WORK TO BE COMPLETED:
Quote the listing in full, exactly as given, minus any pictures.

SUPPLIED MATERIAL:
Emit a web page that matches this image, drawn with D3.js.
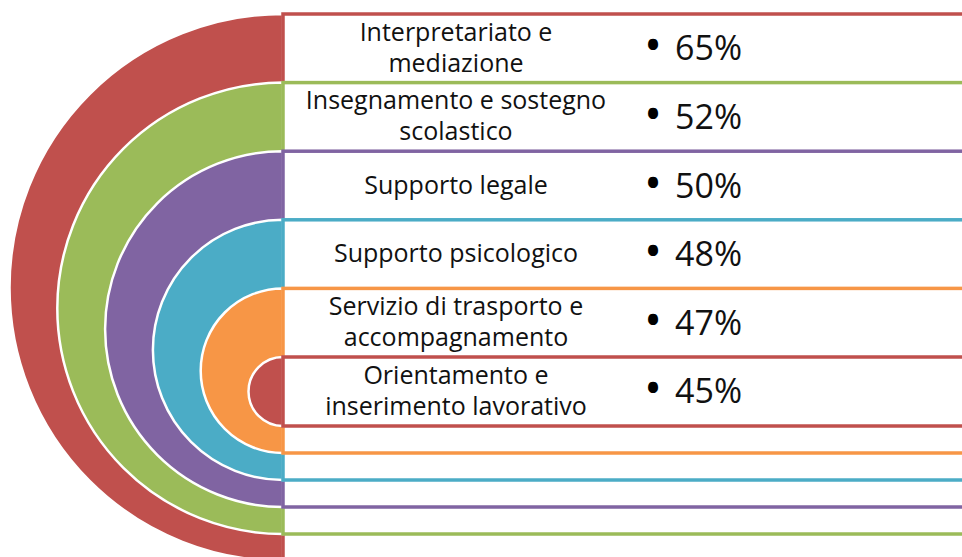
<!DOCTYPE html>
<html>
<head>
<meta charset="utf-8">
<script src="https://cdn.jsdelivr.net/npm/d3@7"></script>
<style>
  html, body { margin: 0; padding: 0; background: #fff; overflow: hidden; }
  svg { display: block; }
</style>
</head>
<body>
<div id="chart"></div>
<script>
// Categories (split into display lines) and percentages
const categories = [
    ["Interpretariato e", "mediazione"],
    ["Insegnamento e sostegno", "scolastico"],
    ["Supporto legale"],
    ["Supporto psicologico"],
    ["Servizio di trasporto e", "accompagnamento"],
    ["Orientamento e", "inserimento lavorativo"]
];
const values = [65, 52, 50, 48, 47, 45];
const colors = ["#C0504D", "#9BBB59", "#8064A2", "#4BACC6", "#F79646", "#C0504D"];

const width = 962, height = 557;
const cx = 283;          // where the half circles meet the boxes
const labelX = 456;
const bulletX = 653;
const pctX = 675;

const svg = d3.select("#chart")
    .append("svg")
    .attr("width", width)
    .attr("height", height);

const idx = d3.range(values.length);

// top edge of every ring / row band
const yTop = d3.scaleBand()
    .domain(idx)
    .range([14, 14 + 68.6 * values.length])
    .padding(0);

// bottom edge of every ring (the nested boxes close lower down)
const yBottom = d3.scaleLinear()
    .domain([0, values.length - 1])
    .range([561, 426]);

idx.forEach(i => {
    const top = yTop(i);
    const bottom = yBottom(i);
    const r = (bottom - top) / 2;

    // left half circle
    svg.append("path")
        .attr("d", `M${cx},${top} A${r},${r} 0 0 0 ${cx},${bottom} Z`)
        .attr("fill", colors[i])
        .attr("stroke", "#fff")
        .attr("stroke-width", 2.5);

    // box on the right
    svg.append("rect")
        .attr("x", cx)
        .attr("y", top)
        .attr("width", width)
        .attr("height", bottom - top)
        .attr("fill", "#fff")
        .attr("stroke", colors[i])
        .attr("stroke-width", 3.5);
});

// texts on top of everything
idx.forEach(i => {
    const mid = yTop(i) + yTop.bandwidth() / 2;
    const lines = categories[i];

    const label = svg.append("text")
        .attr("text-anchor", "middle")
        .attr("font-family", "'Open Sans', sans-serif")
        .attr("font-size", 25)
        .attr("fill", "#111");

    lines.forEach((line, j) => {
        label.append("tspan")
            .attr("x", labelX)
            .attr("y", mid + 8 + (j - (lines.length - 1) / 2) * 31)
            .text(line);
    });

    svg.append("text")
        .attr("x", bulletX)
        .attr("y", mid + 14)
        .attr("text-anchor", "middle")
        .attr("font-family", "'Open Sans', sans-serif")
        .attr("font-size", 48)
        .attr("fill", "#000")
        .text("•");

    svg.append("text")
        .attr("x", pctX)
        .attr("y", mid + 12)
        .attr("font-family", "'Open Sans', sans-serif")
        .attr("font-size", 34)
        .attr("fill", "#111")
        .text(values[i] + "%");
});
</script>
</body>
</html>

SOLVED PROBLEM:
Emit a web page that matches this image, drawn with D3.js.
<!DOCTYPE html>
<html>
<head>
<meta charset="utf-8">
<script src="https://cdn.jsdelivr.net/npm/d3@7"></script>
<style>
  html, body { margin: 0; padding: 0; background: #fff; overflow: hidden; }
  svg { display: block; }
</style>
</head>
<body>
<div id="chart"></div>
<script>
// Categories (split into display lines) and percentages
const categories = [
    ["Interpretariato e", "mediazione"],
    ["Insegnamento e sostegno", "scolastico"],
    ["Supporto legale"],
    ["Supporto psicologico"],
    ["Servizio di trasporto e", "accompagnamento"],
    ["Orientamento e", "inserimento lavorativo"]
];
const values = [65, 52, 50, 48, 47, 45];
const colors = ["#C0504D", "#9BBB59", "#8064A2", "#4BACC6", "#F79646", "#C0504D"];

const width = 962, height = 557;
const cx = 283;          // where the half circles meet the boxes
const labelX = 456;
const bulletX = 653;
const pctX = 675;

const svg = d3.select("#chart")
    .append("svg")
    .attr("width", width)
    .attr("height", height);

const idx = d3.range(values.length);

// top edge of every ring / row band
const yTop = d3.scaleBand()
    .domain(idx)
    .range([14, 14 + 68.6 * values.length])
    .padding(0);

// bottom edge of every ring (the nested boxes close lower down)
const yBottom = d3.scaleLinear()
    .domain([0, values.length - 1])
    .range([561, 426]);

idx.forEach(i => {
    const top = yTop(i);
    const bottom = yBottom(i);
    const r = (bottom - top) / 2;

    // left half circle
    svg.append("path")
        .attr("d", `M${cx},${top} A${r},${r} 0 0 0 ${cx},${bottom} Z`)
        .attr("fill", colors[i])
        .attr("stroke", "#fff")
        .attr("stroke-width", 2.5);

    // box on the right
    svg.append("rect")
        .attr("x", cx)
        .attr("y", top)
        .attr("width", width)
        .attr("height", bottom - top)
        .attr("fill", "#fff")
        .attr("stroke", colors[i])
        .attr("stroke-width", 3.5);
});

// texts on top of everything
idx.forEach(i => {
    const mid = yTop(i) + yTop.bandwidth() / 2;
    const lines = categories[i];

    const label = svg.append("text")
        .attr("text-anchor", "middle")
        .attr("font-family", "'Open Sans', sans-serif")
        .attr("font-size", 25)
        .attr("fill", "#111");

    lines.forEach((line, j) => {
        label.append("tspan")
            .attr("x", labelX)
            .attr("y", mid + 8 + (j - (lines.length - 1) / 2) * 31)
            .text(line);
    });

    svg.append("text")
        .attr("x", bulletX)
        .attr("y", mid + 14)
        .attr("text-anchor", "middle")
        .attr("font-family", "'Open Sans', sans-serif")
        .attr("font-size", 48)
        .attr("fill", "#000")
        .text("•");

    svg.append("text")
        .attr("x", pctX)
        .attr("y", mid + 12)
        .attr("font-family", "'Open Sans', sans-serif")
        .attr("font-size", 34)
        .attr("fill", "#111")
        .text(values[i] + "%");
});
</script>
</body>
</html>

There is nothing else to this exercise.